The invention relates to a semiconductor device having a semiconductor chip stack on a rewiring plate which bears the semiconductor chip stack on its top side and has a rewiring structure which is electrically connected to the contact areas of the semiconductor chips in the semiconductor chip stack. The invention also relates to a method for producing such a semiconductor device.
The document U.S. Pat. No. 5,973,403 discloses such a device for stacking two semiconductor chips which are intended for multichip modules (MCMs) and can be inserted into memory modules which have components fitted on one side (SIMMs, single in-line memory modules) or into memory modules which have components fitted on two sides (DIMMs, dual in-line memory modules). To this end, these memory modules have a base in the form of a printed circuit board. This printed circuit board has a rewiring structure on which contact pads for flip-chip contacts and contact pads for bonding wire connections are arranged.
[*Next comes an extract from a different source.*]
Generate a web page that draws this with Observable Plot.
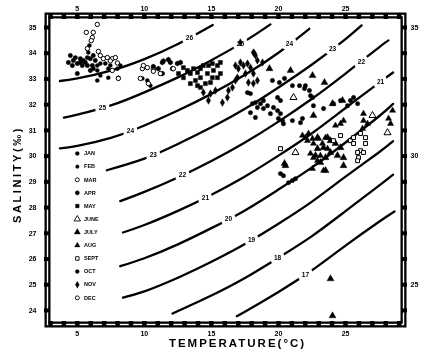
<!DOCTYPE html>
<html><head><meta charset="utf-8">
<script src="https://cdn.jsdelivr.net/npm/d3@7"></script>
<script src="https://cdn.jsdelivr.net/npm/@observablehq/plot@0.6"></script>
<style>
html,body{margin:0;padding:0;background:#fff;overflow:hidden;}
#chart svg{will-change:transform;}
</style></head><body><div id="chart"></div><script>
// ---- axis ticks ----
const xTicks = [5, 10, 15, 20, 25];
const xMinorTicks = [3,4,5,6,7,8,9,10,11,12,13,14,15,16,17,18,19,20,21,22,23,24,25,26,27,28,29];
const yTicksLeft = [24,25,26,27,28,29,30,31,32,33,34,35];
const yTicksRight = [25, 30, 35];
const yMinorTicks = [24,25,26,27,28,29,30,31,32,33,34,35];

// ---- isopycnal (sigma-t) contours, read as [T, S] points ----
const levels = [17, 18, 19, 20, 21, 22, 23, 24, 25, 26];
const sig17 = [[16.9,23.78],[17.5,23.95],[20,24.72],[22.5,25.56],[25,26.52],[27.5,27.45],[28.65,27.85]];
const sig18 = [[12.1,23.88],[15,24.58],[17.5,25.26],[20,26.05],[22.5,26.89],[25,27.86],[27.5,28.85],[28.55,29.28]];
const sig19 = [[8.4,24.5],[10,24.74],[12.5,25.27],[15,25.89],[17.5,26.58],[20,27.37],[22.5,28.23],[25,29.2],[27.5,30.15],[28.55,30.58]];
const sig20 = [[8.2,25.72],[10,26.03],[12.5,26.57],[15,27.2],[17.5,27.89],[20,28.7],[22.5,29.56],[25,30.53],[27.5,31.55],[28.55,32.03]];
const sig21 = [[8.4,27.03],[10,27.32],[12.5,27.87],[15,28.5],[17.5,29.21],[20,30.02],[22.5,30.89],[25,31.87],[27.5,32.85],[28.55,33.25]];
const sig22 = [[8.2,28.25],[10,28.61],[12.5,29.17],[15,29.81],[17.5,30.53],[20,31.34],[22.5,32.23],[25,33.21],[27.5,34.23],[28.2,34.5]];
const sig23 = [[7.2,29.45],[10,29.9],[12.5,30.47],[15,31.12],[17.5,31.84],[20,32.67],[22.5,33.56],[25,34.55],[26.2,35.08]];
const sig24 = [[3.7,30.3],[5,30.4],[7.5,30.71],[10,31.19],[12.5,31.77],[15,32.42],[17.5,33.16],[20,34.02],[22.3,34.95]];
const sig25 = [[4.0,31.5],[5,31.61],[7.5,31.97],[10,32.48],[12.5,33.06],[15,33.73],[17.5,34.47],[19.4,35.12]];
const sig26 = [[3.7,32.92],[5,33.02],[7.5,33.32],[10,33.77],[12.5,34.36],[15.1,35.1]];

// ---- contour labels ----
const labelLevels = [26, 25, 25, 24, 24, 23, 23, 22, 22, 21, 21, 20, 19, 18, 17];
const labelT = [13.36, 6.87, 17.16, 8.96, 20.82, 10.67, 24.03, 12.84, 26.19, 14.55, 27.61, 16.27, 17.99, 19.93, 22.01];
const labelS = [34.58, 31.88, 34.37, 30.99, 34.35, 30.05, 34.17, 29.25, 33.65, 28.39, 32.89, 27.55, 26.74, 26.03, 25.40];

// ---- observations by month, [T, S] ----
const months = ["JAN","FEB","MAR","APR","MAY","JUNE","JULY","AUG","SEPT","OCT","NOV","DEC"];
const jan = [[4.48,33.91],[4.85,33.83],[5.22,33.79],[5.45,33.72],[4.70,33.72],[5.0,33.60],[5.37,33.52],[4.63,33.52],[5.75,33.83],[5.97,33.79],[6.19,33.91],[5.75,33.52],[6.12,33.52],[5.97,33.33],[6.19,33.40],[5.0,33.21],[4.33,33.64],[5.22,33.64],[5.6,33.64],[6.34,33.72]];
const feb = [[6.49,33.52],[6.72,33.60],[7.09,33.60],[7.46,33.52],[6.49,33.33],[6.72,33.13],[7.31,33.05],[8.06,33.05],[6.49,32.94],[7.31,33.40],[7.99,33.40],[8.21,33.52],[9.85,33.02],[10.22,32.94],[10.45,32.74],[5.82,34.03],[5.9,34.30]];
const mar = [[6.49,35.12],[5.67,34.81],[6.19,34.81],[6.12,34.61],[6.04,34.49],[5.75,34.18],[6.57,34.07],[6.72,33.91],[6.94,33.79],[7.24,33.83],[7.61,33.79],[7.84,33.83],[9.85,33.40],[10.22,33.44],[10.67,33.40],[8.06,33.02],[9.70,33.02]];
const apr = [[11.34,33.64],[11.94,33.64],[12.69,33.64],[11.42,33.70],[11.79,33.75],[12.46,33.60],[10.67,33.48],[11.04,33.40],[11.34,33.21],[12.09,33.40]];
const may = [[12.91,33.44],[13.21,33.33],[13.43,33.21],[13.66,33.40],[13.96,33.25],[14.18,33.40],[14.40,33.52],[14.78,33.52],[15.07,33.60],[15.45,33.52],[15.67,33.64],[15.15,33.33],[14.70,33.21],[14.18,33.05],[13.81,32.94],[13.96,32.74],[14.18,32.67],[14.55,32.82],[14.93,32.86],[15.45,33.05],[15.67,33.21],[15.07,33.05],[12.91,33.05],[12.54,33.21],[13.43,32.82]];
const jun = [[21.12,32.28],[27.01,31.58],[28.13,30.91],[21.27,30.14]];
const jul = [[20.52,29.63],[22.61,31.58],[24.03,32.04],[24.78,32.16],[23.88,25.23],[24.03,23.79],[19.33,33.40],[20.90,33.33],[22.54,33.13],[23.43,32.86],[20.45,29.71],
  [22.91,30.72],[23.66,30.72],[23.88,30.60],[24.25,30.49],[24.63,30.33],[23.36,30.33],[22.91,30.29],[23.88,30.14],[24.40,30.02],[24.85,29.94],[23.51,29.94],[22.76,30.02],[23.13,29.75],[24.85,29.63],[23.51,29.44]];
const aug = [[21.79,30.80],[22.01,30.72],[22.24,30.88],[22.54,30.68],[22.16,30.60],[22.61,30.49],[22.99,30.68],[23.28,30.49],[23.51,30.72],[22.39,30.10],[22.61,29.94],[22.91,29.82],[23.13,30.02],[22.54,29.51],[23.36,29.44],[23.66,30.29],[24.25,31.19],[24.63,31.26],[24.85,31.38],[26.34,31.38],[26.64,31.26],[26.34,31.65],[26.27,31.07],[28.36,31.26],[28.21,31.46],[28.51,31.77]];
const sep = [[25.37,30.60],[25.60,30.72],[26.12,30.88],[26.49,30.72],[26.49,30.49],[26.12,30.21],[25.90,30.14],[25.60,30.49],[25.97,29.94],[25.90,29.82],[26.34,30.14],[20.15,30.29],[24.10,30.60],[24.63,30.80]];
const oct = [[17.91,32.43],[18.06,32.04],[17.91,31.69],[18.28,31.50],[18.43,31.89],[18.28,32.08],[18.66,32.04],[18.88,32.16],[19.18,31.96],[19.63,31.89],[19.93,31.77],[20.15,31.65],[20.0,31.46],[20.30,31.38],[19.40,31.65],[18.88,31.85],[20.15,32.16],[19.93,32.28],[20.37,31.26],[21.04,31.38],[21.64,31.30],[21.79,31.46],[17.69,32.47],[19.55,32.94],[20.07,32.86],[20.45,33.02],[21.04,32.74],[21.57,32.74],[21.94,32.63],[22.31,32.55],[22.01,32.74],[22.39,32.35],[20.37,29.24],[20.75,28.97],[21.04,29.05],[21.27,29.12],[20.15,29.32],
  [25.60,32.28],[25.37,32.16],[25.90,32.04],[25.15,31.96],[24.63,32.16],[24.10,32.04],[23.36,31.85],[22.61,31.96],[22.54,32.28]];
const nov = [[14.40,32.47],[14.93,32.43],[15.30,32.55],[14.78,32.16],[15.82,32.08],[16.19,32.28],[16.27,32.55],[16.57,32.67],[16.79,32.94],[16.94,33.05],[17.01,33.40],[17.39,33.52],[17.69,33.60],[16.79,33.52],[17.16,33.64],[17.91,33.44],[18.13,33.21],[17.54,33.21],[17.76,32.86],[18.13,32.82],[18.43,32.94],[18.28,33.91],[18.13,34.03],[18.43,33.72],[17.16,34.42],[18.21,33.99],[18.81,33.64]];
const dec = [[7.46,33.70],[7.99,33.62],[9.93,33.52],[10.67,33.30],[11.19,33.21],[12.16,33.40],[10.30,32.82],[7.61,33.33]];

// ---- build tables ----
const sigmaLines = [sig17, sig18, sig19, sig20, sig21, sig22, sig23, sig24, sig25, sig26];
const isoTable = [];
sigmaLines.forEach((pts, k) => pts.forEach(([T, S]) => isoTable.push({level: levels[k], T, S})));
const labelTable = labelLevels.map((l, i) => ({level: l, T: labelT[i], S: labelS[i]}));
const monthData = [jan, feb, mar, apr, may, jun, jul, aug, sep, oct, nov, dec];

const monthStyle = {
  JAN:  {symbol: "circle",   open: false, r: 2.2},
  FEB:  {symbol: "circle",   open: false, r: 2.0},
  MAR:  {symbol: "circle",   open: true,  r: 2.2},
  APR:  {symbol: "hexagon",  open: false, r: 2.2},
  MAY:  {symbol: "square",   open: false, r: 2.3},
  JUNE: {symbol: "triangle", open: true,  r: 2.6},
  JULY: {symbol: "triangle", open: false, r: 2.6},
  AUG:  {symbol: "triangle", open: false, r: 2.3},
  SEPT: {symbol: "square",   open: true,  r: 2.2},
  OCT:  {symbol: "circle",   open: false, r: 2.2},
  NOV:  {symbol: "diamond",  open: false, r: 2.3},
  DEC:  {symbol: "circle",   open: true,  r: 2.2}
};

const FONT = "'Liberation Sans', Arial, Helvetica, sans-serif";
const marks = [
  Plot.frame({stroke: "black", strokeWidth: 6, inset: -3}),
  Plot.frame({stroke: "white", strokeWidth: 1.4, inset: -3}),
  // minor tick blocks across the border
  Plot.axisX({anchor: "bottom", ticks: xMinorTicks, tickSize: 6, strokeWidth: 4.5, tickFormat: () => "", label: null}),
  Plot.axisX({anchor: "top", ticks: xMinorTicks, tickSize: 6, strokeWidth: 4.5, tickFormat: () => "", label: null}),
  Plot.axisY({anchor: "left", ticks: yMinorTicks, tickSize: 6, strokeWidth: 4, tickFormat: () => "", label: null}),
  Plot.axisY({anchor: "right", ticks: yMinorTicks, tickSize: 6, strokeWidth: 4, tickFormat: () => "", label: null}),
  // tick labels
  Plot.axisX({anchor: "bottom", ticks: xTicks, tickSize: 0, tickPadding: 10, fontSize: 7, label: null}),
  Plot.axisX({anchor: "top", ticks: xTicks, tickSize: 0, tickPadding: 8, fontSize: 7, label: null}),
  Plot.axisY({anchor: "left", ticks: yTicksLeft, tickSize: 0, tickPadding: 14, fontSize: 7, label: null}),
  Plot.axisY({anchor: "right", ticks: yTicksRight, tickSize: 0, tickPadding: 10, fontSize: 7, label: null}),
  // isopycnals
  Plot.line(isoTable, {x: "T", y: "S", z: "level", curve: "natural", stroke: "black", strokeWidth: 2.3, clip: true}),
  Plot.text(labelTable, {x: "T", y: "S", text: d => String(d.level), fontSize: 6.5, fontWeight: "bold",
    fill: "black", stroke: "white", strokeWidth: 7})
];

monthData.forEach((pts, i) => {
  const st = monthStyle[months[i]];
  marks.push(Plot.dot(pts, {x: d => d[0], y: d => d[1], symbol: st.symbol, r: st.r,
    fill: st.open ? "white" : "black", stroke: "black", strokeWidth: st.open ? 1 : 0.4}));
});

// legend inside the frame
months.forEach((m, i) => {
  const st = monthStyle[m];
  marks.push(Plot.dot([m], {x: () => 5.0, y: () => 30.1 - 0.51 * i, symbol: st.symbol, r: st.r * 0.9,
    fill: st.open ? "white" : "black", stroke: "black", strokeWidth: st.open ? 0.9 : 0.3}));
});
marks.push(Plot.text(months, {x: () => 5.5, y: (d, i) => 30.1 - 0.51 * i, text: d => d, textAnchor: "start",
  fontSize: 5.5, fontWeight: "bold", fill: "black"}));

// axis titles
marks.push(Plot.text(["TEMPERATURE(°C)"], {frameAnchor: "bottom", dx: 12, dy: 25, fontSize: 11.5,
  fontWeight: "bold", fill: "black"}));
marks.push(Plot.text(["SALINITY(‰)"], {frameAnchor: "left", rotate: -90, textAnchor: "start", dx: -33, dy: 53, fontSize: 11,
  fontWeight: "bold", fill: "black"}));

const chart = Plot.plot({
  width: 424, height: 356,
  marginLeft: 50, marginRight: 24, marginTop: 18, marginBottom: 35,
  x: {domain: [3, 29.1]},
  y: {domain: [23.57, 35.35]},
  style: {fontFamily: FONT, fontWeight: "bold", background: "white", color: "black", overflow: "visible"},
  marks
});
document.getElementById("chart").appendChild(chart);
// spaced-out letters on the two axis titles
d3.select(chart).selectAll("text")
  .filter(function () { return this.textContent === "TEMPERATURE(°C)"; })
  .style("letter-spacing", "2px");
d3.select(chart).selectAll("text")
  .filter(function () { return this.textContent === "SALINITY(‰)"; })
  .style("letter-spacing", "2.6px");
</script></body></html>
In this prior art, the semiconductor chip stack is formed by a semiconductor chip having flip-chip contacts and a semiconductor chip having contact areas which can be bonded being stacked in such a manner that their rear sides rest on top of one another. In this case, the flip-chip contacts are directly connected to the rewiring structure and the stacked semiconductor chip is coupled to the rewiring structure via bonding wires, the associated contact pads for the semiconductor chips been joined together on the printed circuit board via rewiring lines.
One disadvantage of such a device resides in the fact that, after the electrical connections have been produced, the semiconductor chips in the semiconductor chip stack can only be tested together. The indication of a fault during testing thus does not provide any reliable statement as to which of the devices has caused a technical failure since the fault can no longer be unambiguously assigned. This disadvantage makes manufacturing analyses, fault frequency investigations and process optimization more difficult since, after bonding, only statements regarding the properties of the stack are possible. Unreliability in the contact-connection cannot be assigned either to an individual bonding connection or to an individual connection with a flip-chip contact.
The document U.S. Pat. No. 6,071,754 discloses a way of stacking two semiconductor chips which is similar to the document U.S. Pat. No. 6,007,752. In order to connect contact pads of the two types of semiconductor chip, the underside of the semiconductor plate is provided with a further rewiring structure in that case. In addition, provision is made of through-contacts to this rewiring structure on the underside. Nevertheless, the problem of the semiconductor chips which are connected to the rewiring structures on the top side and underside of the rewiring substrate or printed circuit board no longer being able to be tested individually is not solved.
For these and other reasons, there is a need for the present invention.